I'm pretty sure I know the answer already but I just want to check. For arrival delays due to missed connections (at the fault of the airline) that are less than three hours, is no compensation due?
I cannot understand how a cancellation is any different to a delay in terms of why compensation should be any different. As the legislation stands, for short-haul arriving at a destination over 2 hours delayed due to a cancellation provides €250 whereas for a delay there is no compensation unless over 3 hours. I do not see the logic as the longer delay is much more inconvenient.
I think that for short-haul flights compensation should be payable for two hours of delay or even less. Short-Haul flights are like trains, they are typically frequent and delays are very irritating which is why the legislation exists in the first place. With delay repay on many UK train operators a 30 minute delay provides 50% refund (with an ever reducing list of extraordinary circumstances) and over 60 minutes a full refund. Naturally a refund is not the way the EU went which is perhaps good for some carriers and bad for others.

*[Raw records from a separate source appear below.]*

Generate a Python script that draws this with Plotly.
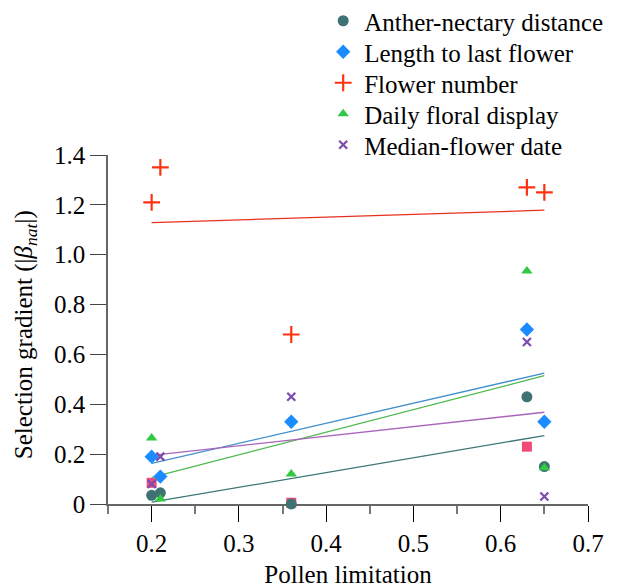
import numpy as np
import plotly.graph_objects as go

# Pollen limitation (x) for the five populations
pollen_lim = [0.2, 0.21, 0.36, 0.63, 0.65]

# Selection gradients (|beta_nat|)
anther_nectary = [0.035, 0.045, 0.0, 0.43, 0.15]
length_last = [0.19, 0.11, 0.33, 0.70, 0.33]
flower_number = [1.21, 1.35, 0.68, 1.27, 1.25]
daily_display = [0.265, 0.02, 0.12, 0.935, 0.145]
median_date = [0.08, 0.19, 0.43, 0.65, 0.03]

# extra (unlabelled) series shown as squares
extra_x = [0.2, 0.36, 0.63]
extra_y = [0.085, 0.005, 0.23]

x_ticks = [0.2, 0.3, 0.4, 0.5, 0.6, 0.7]
x_minor = [0.15, 0.25, 0.35, 0.45, 0.55, 0.65]
y_ticks = [0, 0.2, 0.4, 0.6, 0.8, 1.0, 1.2, 1.4]
y_ticktext = ["0", "0.2", "0.4", "0.6", "0.8", "1.0", "1.2", "1.4"]

series = [
    dict(name="Anther-nectary distance", y=anther_nectary, color="#3f7373",
         line="#3b7777", symbol="circle", size=11, lw=0),
    dict(name="Length to last flower", y=length_last, color="#1a8cff",
         line="#4090cc", symbol="diamond", size=11, lw=0),
    dict(name="Flower number", y=flower_number, color="#ff3311",
         line="#e8301c", symbol="cross-thin", size=12, lw=2.2),
    dict(name="Daily floral display", y=daily_display, color="#33c844",
         line="#4cb84c", symbol="triangle-up", size=10, lw=0),
    dict(name="Median-flower date", y=median_date, color="#7a4cb0",
         line="#a865bc", symbol="x-thin", size=8, lw=2.2),
]

FONT = "Liberation Serif"
fig = go.Figure()

# regression lines (OLS fit of each series on pollen limitation)
xa = np.array(pollen_lim)
xfit = np.array([min(pollen_lim), max(pollen_lim)])
for s in series:
    b, a = np.polyfit(xa, np.array(s["y"]), 1)
    fig.add_trace(go.Scatter(x=xfit, y=a + b * xfit, mode="lines",
                             line=dict(color=s["line"], width=1.3),
                             showlegend=False, hoverinfo="skip"))

fig.add_trace(go.Scatter(x=extra_x, y=extra_y, mode="markers", name="other",
                         marker=dict(symbol="square", size=10, color="#f24a78"),
                         showlegend=False, cliponaxis=False))

legend_names = ["legend", "legend2", "legend3", "legend4", "legend5"]
for i, s in enumerate(series):
    mk = dict(symbol=s["symbol"], size=s["size"], color=s["color"])
    mk["line"] = dict(color=s["color"], width=s["lw"]) if s["lw"] else dict(width=0)
    fig.add_trace(go.Scatter(x=pollen_lim, y=s["y"], mode="markers", name=s["name"],
                             marker=mk, cliponaxis=False, legend=legend_names[i]))

# one legend box per entry so the row spacing matches the reference
row_centres_px = [21, 52, 83, 114, 145]
legend_layout = {}
for name, yc in zip(legend_names, row_centres_px):
    legend_layout[name] = dict(
        xref="container", yref="container",
        x=0.518, xanchor="left", y=1 - yc / 588, yanchor="middle",
        font=dict(family=FONT, size=25, color="black"),
        bgcolor="rgba(0,0,0,0)", itemsizing="trace", itemwidth=32)

fig.update_layout(
    width=622, height=588,
    margin=dict(l=108, r=34, t=155, b=84, autoexpand=False),
    paper_bgcolor="white", plot_bgcolor="white",
    font=dict(family=FONT, size=25, color="black"),
    showlegend=True,
    xaxis=dict(range=[0.15, 0.7], tickvals=x_ticks,
               ticktext=[f"{v:.1f}" for v in x_ticks],
               ticks="outside", ticklen=16, tickwidth=1.3, tickcolor="black",
               showline=True, linecolor="#666666", linewidth=1.5,
               showgrid=False, zeroline=False, layer="below traces",
               tickfont=dict(family=FONT, size=25),
               minor=dict(tickvals=x_minor, ticks="outside", ticklen=8,
                          tickcolor="#777777", tickwidth=2, showgrid=False),
               title=dict(text="Pollen limitation", standoff=24,
                          font=dict(family=FONT, size=25))),
    yaxis=dict(range=[0, 1.4], tickvals=y_ticks, ticktext=y_ticktext,
               ticks="outside", ticklen=16, tickwidth=1.3, tickcolor="#444444",
               showline=True, linecolor="#666666", linewidth=1.5,
               showgrid=False, zeroline=False, layer="below traces",
               tickfont=dict(family=FONT, size=25)),
    annotations=[dict(text="Selection gradient (|<i>β</i><sub><i>nat</i></sub>|)",
                      textangle=-90, xref="paper", yref="paper",
                      x=-0.172, y=0.485, xanchor="center", yanchor="middle",
                      showarrow=False, font=dict(family=FONT, size=25))],
    **legend_layout,
)

fig.write_html("out.html")
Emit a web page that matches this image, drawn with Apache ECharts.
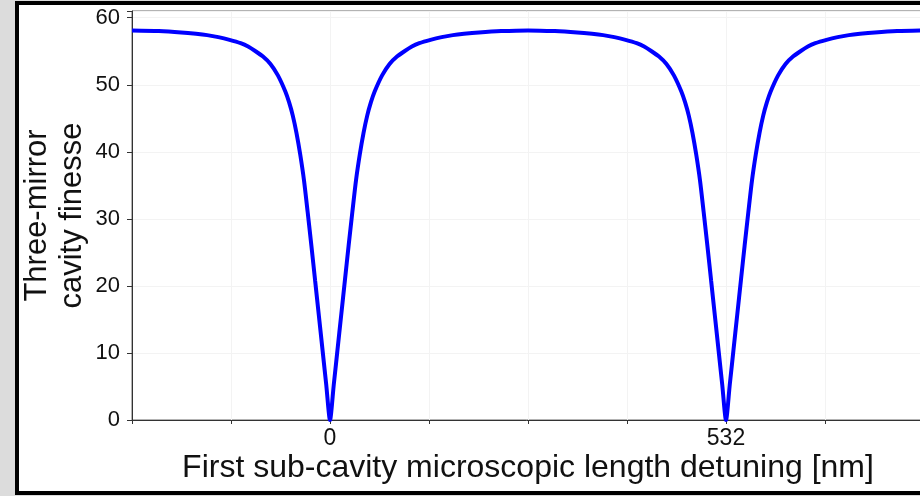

There is also the issue that despite the issue of weather the carrier is to blame where they do not use flexible capacity or provide re-route on OAL. I've been in a situation that a subsequent service to one that is cancelled is full and the one after may be several hours away, without priority standby a 3-4 hour delay would have ended up being 10.5 hours (due to a delay on this service as well). Then there is also the issue that BA seem to like to rebook revenue and high-fare pax first over Avios bookings- especially OAL redemptions. This again, is their choice and extends the delay. Why should it be that the original cause of weather mitigates compensation in these cases when the carrier chooses to prioritise some pax over others? However the extra delay would have been the "fault" of BA for not providing a larger aircraft. It seems the courts take this into consideration in hubs.